From the always impressive James Howard Kunstler, comes an eloquent synopsis of the misgivings many people have about the presidential election campaign. No Confidence?
CNN is frantically advertising a set of “live” debates between the presidential candidates this week — Democrats Sunday and Republicans Tuesday, with loads of “color commentary” before and after. This big media show is being staged in New Hampshire, whose once-significant early primary election has been reduced — like so much else in our national life — to merely symbolic status now that fifteen other states have crammed theirs into the super-duper primary day of February 5, 2008. Since I believe that a collective unconscious operates among groups at all levels of the social hierarchy, including the national level, this extraordinarily early staged contest says a lot about how insecure we must be about our leadership, about our place in the world, and about where we are headed.
US election campaign periods have never been regulated in terms of a set number of weeks or months, the way some other nations do.
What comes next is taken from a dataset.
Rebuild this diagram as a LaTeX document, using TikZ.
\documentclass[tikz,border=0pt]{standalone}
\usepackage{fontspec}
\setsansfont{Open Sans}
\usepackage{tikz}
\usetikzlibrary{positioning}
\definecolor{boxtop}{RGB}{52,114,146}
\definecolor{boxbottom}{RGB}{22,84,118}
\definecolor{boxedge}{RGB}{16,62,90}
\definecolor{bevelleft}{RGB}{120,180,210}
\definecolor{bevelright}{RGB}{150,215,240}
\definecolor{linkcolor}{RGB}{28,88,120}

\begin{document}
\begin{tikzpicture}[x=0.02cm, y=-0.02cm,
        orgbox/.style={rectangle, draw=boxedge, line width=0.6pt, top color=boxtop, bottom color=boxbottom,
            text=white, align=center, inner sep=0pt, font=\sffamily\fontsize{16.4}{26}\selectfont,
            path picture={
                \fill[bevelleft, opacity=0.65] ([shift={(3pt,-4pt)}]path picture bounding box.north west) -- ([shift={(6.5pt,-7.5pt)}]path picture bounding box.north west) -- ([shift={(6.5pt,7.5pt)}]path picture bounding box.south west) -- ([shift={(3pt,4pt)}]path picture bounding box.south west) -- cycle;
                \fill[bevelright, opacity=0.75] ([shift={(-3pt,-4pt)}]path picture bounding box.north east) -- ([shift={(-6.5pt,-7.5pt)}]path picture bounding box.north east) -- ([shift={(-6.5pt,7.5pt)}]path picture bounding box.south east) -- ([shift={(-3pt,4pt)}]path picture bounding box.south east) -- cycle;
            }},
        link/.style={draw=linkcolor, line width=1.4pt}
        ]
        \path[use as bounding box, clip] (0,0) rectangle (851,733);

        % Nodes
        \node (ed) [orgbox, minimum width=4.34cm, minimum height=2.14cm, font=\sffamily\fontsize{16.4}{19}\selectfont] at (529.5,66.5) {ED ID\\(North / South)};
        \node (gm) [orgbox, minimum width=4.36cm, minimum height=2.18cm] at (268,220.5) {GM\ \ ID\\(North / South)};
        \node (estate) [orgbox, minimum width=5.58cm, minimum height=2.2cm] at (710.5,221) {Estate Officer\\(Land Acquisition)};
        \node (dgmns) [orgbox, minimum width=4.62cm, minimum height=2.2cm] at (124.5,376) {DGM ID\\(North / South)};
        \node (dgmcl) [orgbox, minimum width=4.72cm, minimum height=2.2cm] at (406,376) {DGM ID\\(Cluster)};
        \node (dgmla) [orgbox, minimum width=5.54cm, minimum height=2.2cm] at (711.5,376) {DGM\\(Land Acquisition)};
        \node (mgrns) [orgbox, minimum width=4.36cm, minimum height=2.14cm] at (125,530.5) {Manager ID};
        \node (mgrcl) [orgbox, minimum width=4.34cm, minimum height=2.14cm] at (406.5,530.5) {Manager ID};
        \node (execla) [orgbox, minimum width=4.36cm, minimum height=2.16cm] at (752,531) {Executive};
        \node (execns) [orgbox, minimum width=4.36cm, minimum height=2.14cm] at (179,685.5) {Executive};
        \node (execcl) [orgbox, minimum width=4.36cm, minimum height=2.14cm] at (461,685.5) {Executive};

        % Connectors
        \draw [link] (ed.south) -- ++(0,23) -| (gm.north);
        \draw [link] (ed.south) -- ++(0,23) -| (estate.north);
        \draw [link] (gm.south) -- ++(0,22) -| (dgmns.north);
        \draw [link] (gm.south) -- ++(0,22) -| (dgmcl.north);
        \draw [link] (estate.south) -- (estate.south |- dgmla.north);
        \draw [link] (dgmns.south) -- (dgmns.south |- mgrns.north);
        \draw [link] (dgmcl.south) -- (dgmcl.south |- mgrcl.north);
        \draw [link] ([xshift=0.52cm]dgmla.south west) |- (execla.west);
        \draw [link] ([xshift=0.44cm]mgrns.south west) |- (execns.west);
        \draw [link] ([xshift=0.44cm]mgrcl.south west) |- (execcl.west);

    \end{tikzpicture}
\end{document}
But the 2008 US election is the first in my lifetime that ramped up to such an intense and formal level of activity so far in advance. If nothing else, the amount of money that the candidates need to raise — and burn through in airplane charters, staff salaries, and staged events — puts them all in jeopardy of corrupting themselves to the various donors desperate to preserve their prerogatives under the status quo.
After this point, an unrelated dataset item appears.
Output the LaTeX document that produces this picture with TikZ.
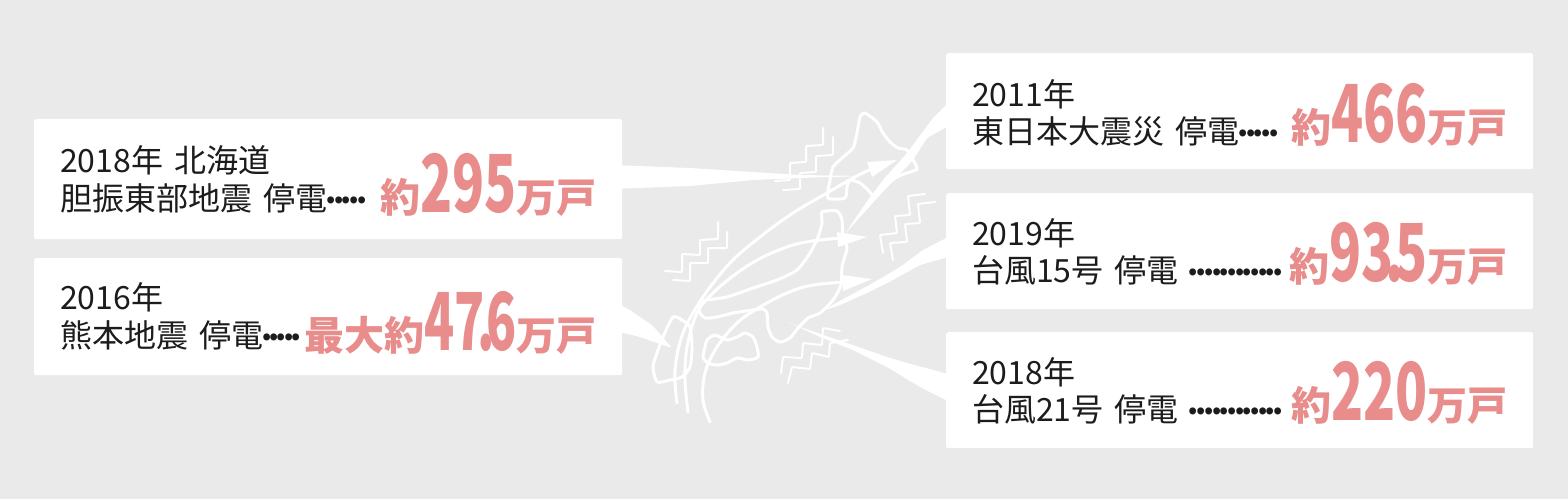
\documentclass[tikz,border=0pt]{standalone}
\usepackage{fontspec}
\usepackage{graphicx}
\newfontfamily\jp{Noto Sans CJK JP}
\definecolor{bg}{RGB}{234,234,234}
\definecolor{ink}{RGB}{28,28,28}
\definecolor{pk}{RGB}{232,141,140}
\newcommand\dd{\makebox[7.7pt]{\raisebox{7pt}{\bfseries .}}}
\newcommand\ddn{\makebox[7.3pt]{\raisebox{7pt}{\bfseries .}}}
\newcommand\sep{\hspace{11pt}}
\newcommand\pd{\makebox[3pt]{.}}
\newcommand\bnum[2][0.66]{\scalebox{#1}[1]{\fontsize{80pt}{80pt}\selectfont\bfseries #2}}
\newcommand\bj[1]{{\fontsize{40pt}{40pt}\selectfont\bfseries #1}}
\tikzset{
  box/.style={fill=white, inner sep=0, anchor=north west, rounded corners=2pt},
  small/.style={anchor=base west, inner sep=0, text=ink, font=\jp\fontsize{32pt}{32pt}\selectfont},
  big/.style={anchor=base east, inner sep=0, text=pk, font=\jp},
  mapline/.style={draw=white, line width=3pt, line join=round, line cap=round},
  arcline/.style={draw=white, line width=3pt, line cap=round},
  zig/.style={draw=white, line width=2pt, line join=round, line cap=round, rounded corners=0.8pt},
  brush/.style={fill=white, rounded corners=2pt},
  head/.style={fill=white}
}
\begin{document}
\begin{tikzpicture}[x=1pt,y=-1pt]
\useasboundingbox (0,0) rectangle (1568,499);
\fill[bg] (0,0) rectangle (1568,499);

% boxes
\node[box, minimum width=588pt, minimum height=120pt] (bl1) at (34,119) {};
\node[box, minimum width=588pt, minimum height=117pt] (bl2) at (34,258) {};
\node[box, minimum width=587pt, minimum height=116pt] (br1) at (946,53) {};
\node[box, minimum width=587pt, minimum height=116pt] (br2) at (946,193) {};
\node[box, minimum width=587pt, minimum height=116pt] (br3) at (946,332) {};

% connectors (brush strokes)
\fill[brush] (612,165) -- (690,168) -- (753,172) -- (800,175) -- (864,176) -- (800,178) -- (753,180) -- (690,186) -- (612,189) -- cycle;
\fill[brush] (612,300) -- (633,312) -- (653,326) -- (672,348) -- (657,343) -- (640,337) -- (612,330) -- cycle;
\fill[brush] (952,99) -- (933,118) -- (907,153) -- (883,180) -- (863,207) -- (845,234) -- (860,217) -- (880,195) -- (897,177) -- (913,160) -- (927,138) -- (952,124) -- cycle;
\fill[brush] (952,235) -- (923,250) -- (900,267) -- (873,283) -- (847,297) -- (820,312) -- (840,305) -- (867,293) -- (893,280) -- (920,265) -- (952,256) -- cycle;
\fill[brush] (952,375) -- (907,363) -- (887,357) -- (847,343) -- (800,327) -- (786,321) -- (820,337) -- (853,350) -- (887,367) -- (920,387) -- (952,403) -- cycle;

% map: Hokkaido
\draw[mapline] plot[smooth cycle, tension=0.4] coordinates {(860,117) (865,113) (877,122) (883,133) (890,142) (898,148) (907,150) (913,160) (917,169) (907,173) (897,177) (883,187) (875,197) (868,190) (860,183) (850,180) (847,187) (845,198) (828,198) (830,180) (833,167) (842,158) (853,148) (857,133)};
% Honshu
\draw[mapline] plot[smooth cycle, tension=0.4] coordinates {(822,212) (837,211) (842,220) (843,237) (847,248) (842,267) (841,285) (833,300) (820,313) (808,318) (798,328) (790,338) (780,342) (772,337) (768,327) (767,313) (763,309) (753,310) (733,313) (717,317) (705,318) (700,313) (699,303) (707,300) (727,297) (753,288) (777,280) (797,270) (810,253) (818,237) (822,223)};
% Shikoku
\draw[mapline] plot[smooth cycle, tension=0.4] coordinates {(707,340) (715,335) (727,340) (737,337) (745,333) (753,337) (757,347) (758,357) (748,360) (737,358) (727,363) (717,365) (708,363) (703,357) (705,347)};
% Kyushu
\draw[mapline] plot[smooth cycle, tension=0.4] coordinates {(673,317) (682,320) (690,327) (692,347) (690,367) (682,377) (670,380) (657,382) (653,367) (657,353) (663,337)};

% arcs with arrowheads
\draw[arcline] plot[smooth, tension=0.6] coordinates {(677,403) (675,370) (683,333) (703,297) (730,263) (760,237) (793,213) (827,193) (853,178) (873,168)};
\fill[head] (897,160) -- (867,162) -- (872,177) -- cycle;
\draw[arcline] plot[smooth, tension=0.6] coordinates {(688,412) (685,380) (687,347) (697,313) (713,293) (737,273) (763,257) (793,245) (820,240) (845,238)};
\fill[head] (867,237) -- (837,232) -- (838,247) -- cycle;
\draw[arcline] plot[smooth, tension=0.6] coordinates {(710,422) (703,400) (705,373) (717,347) (737,323) (760,307) (787,293) (813,285) (848,282)};
\fill[head] (872,279) -- (842,275) -- (843,291) -- cycle;

% tremor zigzags
\draw[zig] (823,128) -- (823,145) -- (806,146) -- (806,162) -- (790,163) -- (790,180) -- (775,181);
\draw[zig] (833,137) -- (833,155) -- (816,156) -- (816,172) -- (800,173) -- (800,189) -- (783,190);
\draw[zig] (718,222) -- (718,239) -- (700,240) -- (700,255) -- (682,254) -- (682,272) -- (665,271);
\draw[zig] (727,232) -- (727,248) -- (708,248) -- (708,263) -- (690,263) -- (690,281) -- (673,280);
\draw[zig] (925,194) -- (908,196) -- (910,215) -- (895,216) -- (897,233) -- (880,235) -- (883,253);
\draw[zig] (935,202) -- (918,204) -- (920,223) -- (905,224) -- (907,242) -- (890,243) -- (893,260);
\draw[zig] (840,331) -- (823,328) -- (822,345) -- (803,343) -- (802,358) -- (783,357) -- (781,373);
\draw[zig] (848,340) -- (830,343) -- (829,357) -- (812,353) -- (810,369) -- (792,367) -- (788,383);

% texts: left
\node[small] (l1a) at (60,172) {2018年\sep 北海道};
\node[small] (l1b) at (60,210) {胆振東部地震\sep 停電\dd\dd\dd\dd\dd};
\node[big] (l1c) at (597,212) {\bj{約}\bnum{295}\bj{万戸}};
\node[small] (l2a) at (60,309) {2016年};
\node[small] (l2b) at (60,347) {熊本地震\sep 停電\ddn\ddn\ddn\ddn\ddn};
\node[big] (l2c) at (597,350) {\bj{最大約}\bnum[0.62]{47\pd 6}\bj{万戸}};
% right
\node[small] (r1a) at (972,106) {2011年};
\node[small] (r1b) at (972,143) {東日本大震災\sep 停電\dd\dd\dd\dd\dd};
\node[big] (r1c) at (1508,142) {\bj{約}\bnum{466}\bj{万戸}};
\node[small] (r2a) at (972,245) {2019年};
\node[small] (r2b) at (972,282) {台風15号\sep 停電\sep\dd\dd\dd\dd\dd\dd\dd\dd\dd\dd\dd\dd};
\node[big] (r2c) at (1508,281) {\bj{約}\bnum{93\pd 5}\bj{万戸}};
\node[small] (r3a) at (972,384) {2018年};
\node[small] (r3b) at (972,421) {台風21号\sep 停電\sep\dd\dd\dd\dd\dd\dd\dd\dd\dd\dd\dd\dd};
\node[big] (r3c) at (1508,420) {\bj{約}\bnum{220}\bj{万戸}};
\end{tikzpicture}
\end{document}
What everybody seems to sense semi-consciously is that the status quo is dragging the US into an abyss.
More after the jump
I'm not sure I share fully Mr. Kunstler's level of pessimism with regard to the process that seems to have unfolded and produced a rather strange new elections process. But I do share his sense that is is quite wrong. This rush by states to shove themselves to the front of the primary process is based upon deeply flawed thinking. Individually they are using the rationale that they don't want their states influence to be diminished and thus want to move to the “important” early stages. Collectively, once everyone is “early” then everyone's influence is diminished.
This the the classic Prisoner's Dilemma.
Two suspects, A and B, are arrested by the police. The police have insufficient evidence for a conviction, and, having separated both prisoners, visit each of them to offer the same deal: if one testifies for the prosecution against the other and the other remains silent, the betrayer goes free and the silent accomplice receives the full 10-year sentence. If both stay silent, both prisoners are sentenced to only six months in jail for a minor charge. If each betrays the other, each receives a two-year sentence. Each prisoner must make the choice of whether to betray the other or to remain silent. However, neither prisoner knows for sure what choice the other prisoner will make. So this dilemma poses the question: How should the prisoners act?
The dilemma arises when one assumes that both prisoners only care about minimizing their own jail terms. Each prisoner has two options: to cooperate with his accomplice and stay quiet, or to defect from their implied pact and betray his accomplice in return for a lighter sentence. The outcome of each choice depends on the choice of the accomplice, but each prisoner must choose without knowing what his accomplice has chosen to do.
In deciding what to do in strategic situations, it is normally important to predict what others will do. This is not the case here. If you knew the other prisoner would stay silent, your best move is to betray as you then walk free instead of receiving the minor sentence. If you knew the other prisoner would betray, your best move is still to betray, as you receive a lesser sentence than by silence. Betraying is a dominant strategy.
But we aren't in a prisoner's dilemma situation. Everyone knows what's going on and there is pretty high transparency. Not just about the election but about all the hard issues facing our nation. But, it seems everyone continues to maintain the strategy of Always Betray.
I think this election campaign is going to end badly. No one can hope to emerge from the two-year long slog through the morass of opposition research and media scab-picking with anything resembling the political legitimacy required to lead our fractured and fractious nation in the coming years.